--- START OF Input records ---
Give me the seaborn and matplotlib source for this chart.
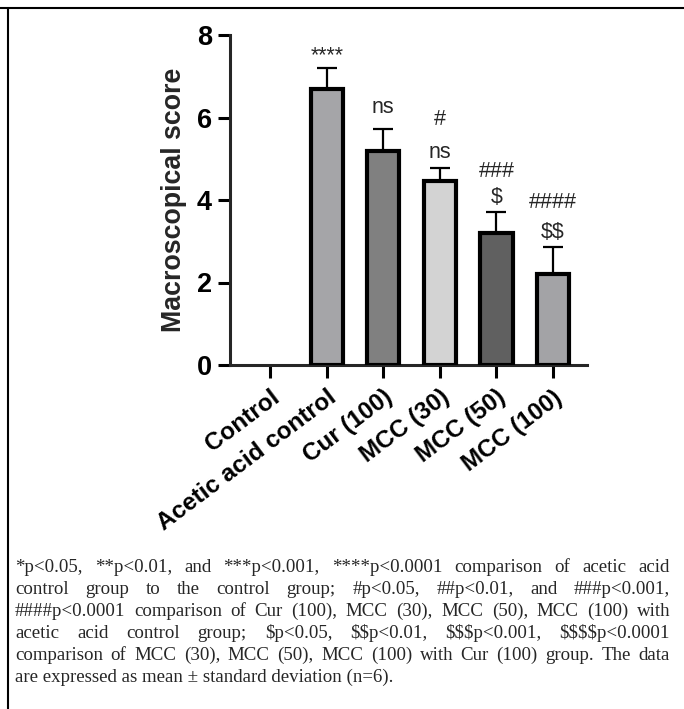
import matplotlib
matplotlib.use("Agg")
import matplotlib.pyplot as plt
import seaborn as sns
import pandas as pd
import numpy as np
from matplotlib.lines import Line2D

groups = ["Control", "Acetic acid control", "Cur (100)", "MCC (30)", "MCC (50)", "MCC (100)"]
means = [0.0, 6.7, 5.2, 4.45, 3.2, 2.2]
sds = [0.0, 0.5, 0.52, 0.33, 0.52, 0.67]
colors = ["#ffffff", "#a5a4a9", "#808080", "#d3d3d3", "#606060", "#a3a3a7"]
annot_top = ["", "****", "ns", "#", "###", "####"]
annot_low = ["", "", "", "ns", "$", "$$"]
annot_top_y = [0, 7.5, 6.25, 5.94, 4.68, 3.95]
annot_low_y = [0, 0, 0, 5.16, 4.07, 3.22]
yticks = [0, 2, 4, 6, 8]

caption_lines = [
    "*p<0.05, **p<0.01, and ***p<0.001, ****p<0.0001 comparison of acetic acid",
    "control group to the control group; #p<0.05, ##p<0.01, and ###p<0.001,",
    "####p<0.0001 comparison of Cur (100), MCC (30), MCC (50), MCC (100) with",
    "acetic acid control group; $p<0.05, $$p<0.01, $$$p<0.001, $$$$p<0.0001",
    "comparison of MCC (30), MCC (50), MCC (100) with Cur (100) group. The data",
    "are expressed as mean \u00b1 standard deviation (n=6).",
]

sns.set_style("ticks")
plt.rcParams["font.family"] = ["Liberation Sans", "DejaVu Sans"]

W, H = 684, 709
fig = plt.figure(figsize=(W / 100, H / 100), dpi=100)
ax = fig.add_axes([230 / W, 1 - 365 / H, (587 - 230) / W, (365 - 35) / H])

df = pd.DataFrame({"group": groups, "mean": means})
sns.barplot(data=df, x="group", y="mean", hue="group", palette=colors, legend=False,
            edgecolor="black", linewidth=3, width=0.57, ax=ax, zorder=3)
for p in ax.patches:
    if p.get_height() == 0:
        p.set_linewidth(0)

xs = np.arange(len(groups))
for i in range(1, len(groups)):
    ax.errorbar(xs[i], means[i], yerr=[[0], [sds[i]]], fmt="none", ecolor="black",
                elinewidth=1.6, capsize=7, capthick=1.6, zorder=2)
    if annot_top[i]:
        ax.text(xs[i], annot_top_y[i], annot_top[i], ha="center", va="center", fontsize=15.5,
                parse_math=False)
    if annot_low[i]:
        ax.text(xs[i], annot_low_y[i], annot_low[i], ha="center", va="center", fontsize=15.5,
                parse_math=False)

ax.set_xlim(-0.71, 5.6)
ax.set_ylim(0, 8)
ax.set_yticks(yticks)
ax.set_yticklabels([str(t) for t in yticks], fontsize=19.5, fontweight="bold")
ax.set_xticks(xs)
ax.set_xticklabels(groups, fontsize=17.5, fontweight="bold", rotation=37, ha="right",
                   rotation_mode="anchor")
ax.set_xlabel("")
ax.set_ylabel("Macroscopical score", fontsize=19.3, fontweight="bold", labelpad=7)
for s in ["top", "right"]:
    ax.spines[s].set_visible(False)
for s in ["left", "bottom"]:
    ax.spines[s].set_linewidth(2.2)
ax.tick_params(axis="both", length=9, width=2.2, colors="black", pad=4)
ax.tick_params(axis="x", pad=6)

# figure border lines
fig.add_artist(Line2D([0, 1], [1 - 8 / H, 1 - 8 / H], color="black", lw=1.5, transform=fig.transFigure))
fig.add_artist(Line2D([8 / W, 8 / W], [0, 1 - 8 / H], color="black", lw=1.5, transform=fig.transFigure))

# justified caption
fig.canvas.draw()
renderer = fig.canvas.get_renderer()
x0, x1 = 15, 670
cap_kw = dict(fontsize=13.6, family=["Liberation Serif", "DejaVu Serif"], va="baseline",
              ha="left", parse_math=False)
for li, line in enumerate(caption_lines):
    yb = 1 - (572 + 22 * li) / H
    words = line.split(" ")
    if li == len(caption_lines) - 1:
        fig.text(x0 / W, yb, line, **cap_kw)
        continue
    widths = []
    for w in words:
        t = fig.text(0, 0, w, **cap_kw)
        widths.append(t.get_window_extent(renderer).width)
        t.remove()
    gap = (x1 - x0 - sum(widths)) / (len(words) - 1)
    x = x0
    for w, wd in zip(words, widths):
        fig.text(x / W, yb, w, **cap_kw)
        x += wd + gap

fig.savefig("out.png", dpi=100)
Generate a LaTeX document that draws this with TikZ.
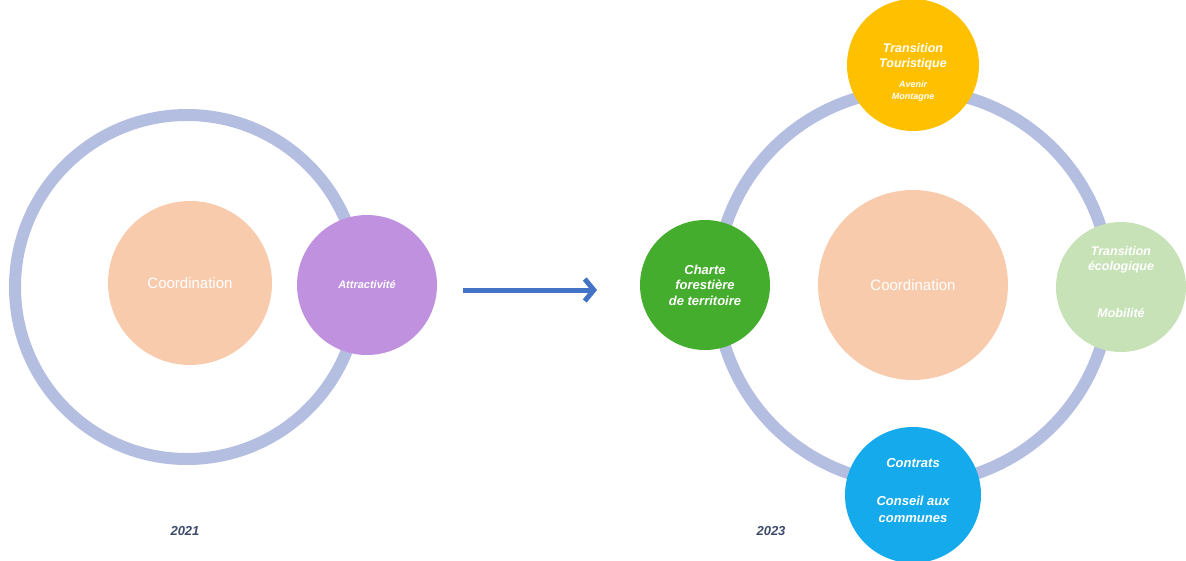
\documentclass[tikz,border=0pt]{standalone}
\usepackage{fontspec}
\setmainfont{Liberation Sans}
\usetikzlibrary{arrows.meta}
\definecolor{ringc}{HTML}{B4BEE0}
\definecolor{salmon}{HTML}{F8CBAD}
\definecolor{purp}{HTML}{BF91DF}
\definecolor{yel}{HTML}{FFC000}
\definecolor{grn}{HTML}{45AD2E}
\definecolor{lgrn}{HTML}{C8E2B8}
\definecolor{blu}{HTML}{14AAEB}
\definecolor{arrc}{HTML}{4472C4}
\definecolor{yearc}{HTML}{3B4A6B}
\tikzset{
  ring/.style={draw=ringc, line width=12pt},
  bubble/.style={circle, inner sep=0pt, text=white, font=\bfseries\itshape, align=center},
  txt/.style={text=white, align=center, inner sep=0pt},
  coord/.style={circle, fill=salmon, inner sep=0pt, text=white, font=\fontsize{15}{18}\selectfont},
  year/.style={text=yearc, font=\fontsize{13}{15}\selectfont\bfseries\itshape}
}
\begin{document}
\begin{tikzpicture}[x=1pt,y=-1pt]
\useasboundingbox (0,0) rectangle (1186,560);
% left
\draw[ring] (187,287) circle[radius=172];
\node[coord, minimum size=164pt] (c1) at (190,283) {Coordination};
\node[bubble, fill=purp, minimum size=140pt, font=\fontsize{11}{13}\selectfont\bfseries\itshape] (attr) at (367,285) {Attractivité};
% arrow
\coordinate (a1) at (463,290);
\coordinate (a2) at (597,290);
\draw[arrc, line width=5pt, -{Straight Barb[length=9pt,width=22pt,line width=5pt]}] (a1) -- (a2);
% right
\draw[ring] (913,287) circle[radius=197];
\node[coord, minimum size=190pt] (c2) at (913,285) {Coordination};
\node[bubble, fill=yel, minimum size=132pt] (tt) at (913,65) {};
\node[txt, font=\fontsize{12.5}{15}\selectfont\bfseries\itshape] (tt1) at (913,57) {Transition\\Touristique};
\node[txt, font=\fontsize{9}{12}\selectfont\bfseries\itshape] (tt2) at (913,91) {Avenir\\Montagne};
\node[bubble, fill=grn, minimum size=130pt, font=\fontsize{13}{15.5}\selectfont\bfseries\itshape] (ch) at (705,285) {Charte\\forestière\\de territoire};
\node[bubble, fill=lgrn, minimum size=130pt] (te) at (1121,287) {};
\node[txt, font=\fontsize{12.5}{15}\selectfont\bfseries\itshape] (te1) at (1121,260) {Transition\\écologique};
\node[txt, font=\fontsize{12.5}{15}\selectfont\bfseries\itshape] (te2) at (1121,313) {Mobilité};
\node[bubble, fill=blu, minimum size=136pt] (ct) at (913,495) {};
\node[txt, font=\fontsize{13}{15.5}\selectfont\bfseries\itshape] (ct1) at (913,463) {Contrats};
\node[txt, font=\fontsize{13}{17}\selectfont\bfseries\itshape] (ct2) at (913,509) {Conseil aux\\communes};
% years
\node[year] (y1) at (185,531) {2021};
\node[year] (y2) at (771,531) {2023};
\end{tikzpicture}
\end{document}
--- END OF Input records ---
--- START OF Input records ---
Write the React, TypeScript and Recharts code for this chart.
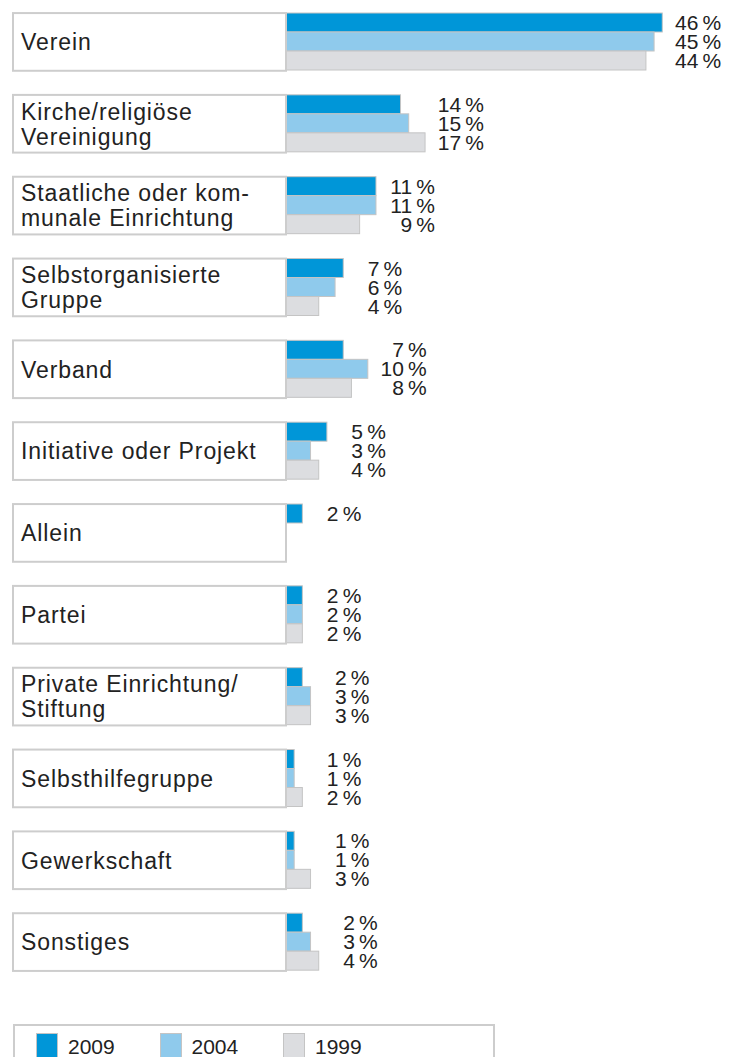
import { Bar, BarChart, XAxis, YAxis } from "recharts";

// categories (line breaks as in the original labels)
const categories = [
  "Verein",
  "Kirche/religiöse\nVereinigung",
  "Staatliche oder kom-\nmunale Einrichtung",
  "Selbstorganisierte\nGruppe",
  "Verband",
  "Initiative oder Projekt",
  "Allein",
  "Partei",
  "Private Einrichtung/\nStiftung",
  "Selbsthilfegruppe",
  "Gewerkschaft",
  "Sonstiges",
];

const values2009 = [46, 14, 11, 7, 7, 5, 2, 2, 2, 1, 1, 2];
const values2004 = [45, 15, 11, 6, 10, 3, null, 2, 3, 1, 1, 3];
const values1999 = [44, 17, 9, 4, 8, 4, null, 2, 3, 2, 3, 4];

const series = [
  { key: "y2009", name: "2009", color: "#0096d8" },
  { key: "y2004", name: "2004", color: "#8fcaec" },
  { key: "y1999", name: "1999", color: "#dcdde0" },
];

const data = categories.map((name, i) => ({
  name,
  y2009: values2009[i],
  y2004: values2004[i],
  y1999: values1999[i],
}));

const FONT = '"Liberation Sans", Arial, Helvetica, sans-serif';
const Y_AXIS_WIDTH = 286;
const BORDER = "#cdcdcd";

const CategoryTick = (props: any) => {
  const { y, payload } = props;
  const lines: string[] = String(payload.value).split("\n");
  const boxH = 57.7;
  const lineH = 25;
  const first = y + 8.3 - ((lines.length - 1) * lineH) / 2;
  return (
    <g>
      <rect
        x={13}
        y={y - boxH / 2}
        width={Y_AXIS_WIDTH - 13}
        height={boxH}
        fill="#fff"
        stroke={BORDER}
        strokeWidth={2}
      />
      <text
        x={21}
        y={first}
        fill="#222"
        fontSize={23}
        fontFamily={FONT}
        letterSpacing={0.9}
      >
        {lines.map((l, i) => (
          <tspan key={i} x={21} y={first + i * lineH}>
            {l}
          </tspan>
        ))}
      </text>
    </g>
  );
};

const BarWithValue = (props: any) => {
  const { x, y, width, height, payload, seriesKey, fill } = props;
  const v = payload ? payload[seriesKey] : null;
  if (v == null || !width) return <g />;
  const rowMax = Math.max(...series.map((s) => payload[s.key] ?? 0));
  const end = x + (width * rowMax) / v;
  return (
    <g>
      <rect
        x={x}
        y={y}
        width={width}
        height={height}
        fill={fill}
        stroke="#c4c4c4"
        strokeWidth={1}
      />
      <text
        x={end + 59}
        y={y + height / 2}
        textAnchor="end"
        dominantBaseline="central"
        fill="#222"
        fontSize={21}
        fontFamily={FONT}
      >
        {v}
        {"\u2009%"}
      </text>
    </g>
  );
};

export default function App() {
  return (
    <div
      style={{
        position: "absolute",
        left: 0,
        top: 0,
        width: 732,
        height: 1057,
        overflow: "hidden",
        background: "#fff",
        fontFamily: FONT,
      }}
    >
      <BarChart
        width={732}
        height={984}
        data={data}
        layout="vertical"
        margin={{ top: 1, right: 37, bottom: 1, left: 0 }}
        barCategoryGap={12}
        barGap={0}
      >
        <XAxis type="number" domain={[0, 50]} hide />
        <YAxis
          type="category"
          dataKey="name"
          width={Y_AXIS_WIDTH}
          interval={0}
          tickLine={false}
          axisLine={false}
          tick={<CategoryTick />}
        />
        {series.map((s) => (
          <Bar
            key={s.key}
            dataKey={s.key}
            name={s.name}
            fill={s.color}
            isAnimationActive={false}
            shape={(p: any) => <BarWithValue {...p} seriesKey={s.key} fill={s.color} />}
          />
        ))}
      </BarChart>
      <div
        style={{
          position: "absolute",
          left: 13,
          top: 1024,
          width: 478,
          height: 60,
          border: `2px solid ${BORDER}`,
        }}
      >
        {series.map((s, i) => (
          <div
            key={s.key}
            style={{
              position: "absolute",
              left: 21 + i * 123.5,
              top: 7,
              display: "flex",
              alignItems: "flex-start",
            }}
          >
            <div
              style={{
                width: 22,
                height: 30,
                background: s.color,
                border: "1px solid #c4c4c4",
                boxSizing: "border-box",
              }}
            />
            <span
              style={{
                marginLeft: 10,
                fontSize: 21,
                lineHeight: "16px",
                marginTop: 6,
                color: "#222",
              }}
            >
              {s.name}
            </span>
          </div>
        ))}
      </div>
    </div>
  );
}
--- END OF Input records ---
Your instructions ::
Extract the stretch of lines that begins at the line with "Write the React, TypeScript" and ends at the line with "2, 3, 2, 3, 4];", inclusive. Omit every picture.

Finished exercise ::
Write the React, TypeScript and Recharts code for this chart.
import { Bar, BarChart, XAxis, YAxis } from "recharts";

// categories (line breaks as in the original labels)
const categories = [
  "Verein",
  "Kirche/religiöse\nVereinigung",
  "Staatliche oder kom-\nmunale Einrichtung",
  "Selbstorganisierte\nGruppe",
  "Verband",
  "Initiative oder Projekt",
  "Allein",
  "Partei",
  "Private Einrichtung/\nStiftung",
  "Selbsthilfegruppe",
  "Gewerkschaft",
  "Sonstiges",
];

const values2009 = [46, 14, 11, 7, 7, 5, 2, 2, 2, 1, 1, 2];
const values2004 = [45, 15, 11, 6, 10, 3, null, 2, 3, 1, 1, 3];
const values1999 = [44, 17, 9, 4, 8, 4, null, 2, 3, 2, 3, 4];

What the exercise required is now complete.